Dat lichamelijk verval fascineerde mateloos. Waar was de trots van Elvis opeens gebleven? Hoe kon het gebeuren dat hij op zekere dag de macht over zichzelf verloor? Alsof het niet juist onvoorstelbaar is dat hij zich al die jaren zo goed in de hand heeft weten te houden. Wij, gewone stervelingen, wij doen wat we kunnen zo goed mogelijk en proberen dat telkens weer iets beter te doen. Zo blijven we aan de gang, zelfs al koesteren we niet langer de illusie dat we ooit nog eens iets groots zullen verrichten. Elvis had niets van het leven te verwachten, maar laat hem nou een onvermoed talent in zichzelf aanboren. Halverwege de twintig had hij alles bereikt waar hij maar over had kunnen fantaseren. Hij had niet alleen de populaire muziek veranderd, in zekere zin had hij tegelijk de wereld veranderd. En hij was er zo steenrijk mee geworden dat hij al zijn wensen op slag kon vervullen.
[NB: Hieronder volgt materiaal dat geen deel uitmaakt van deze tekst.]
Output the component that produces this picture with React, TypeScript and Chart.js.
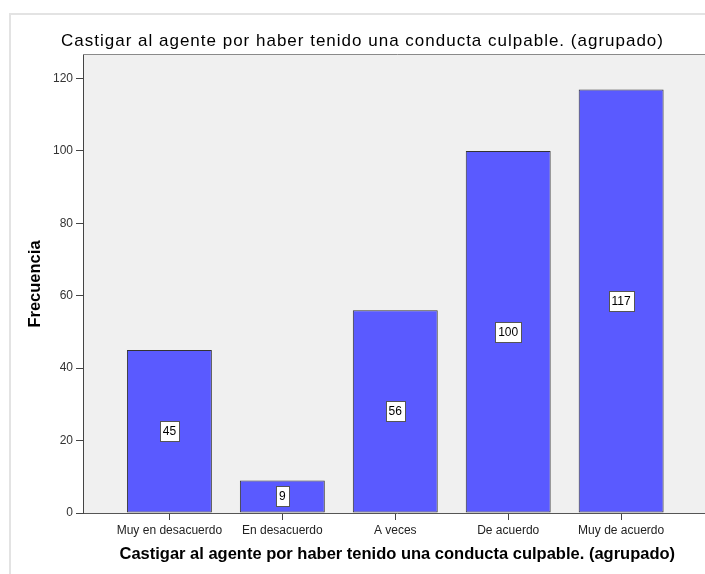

Maar wat bleef Elvis nog over? Nooit meer zou hij zichzelf kunnen overtreffen, nooit meer zou hij iets te dromen hebben. Hij moet een ontstellende leegte van binnen gevoeld hebben, zeker ook omdat hij niemand had die dat gevoel kon opvullen. Want iedereen moest alleen maar iets van hem en als dat misschien niet helemaal waar mocht zijn geweest, dan heeft hij het in ieder geval gedacht. Hetgeen eigenlijk op hetzelfde neerkomt. Elvis gaf veel, maar kreeg er weinig voor terug. Hij had alles, maar in wezen ook weer niets. Zie daar maar eens mee te leven.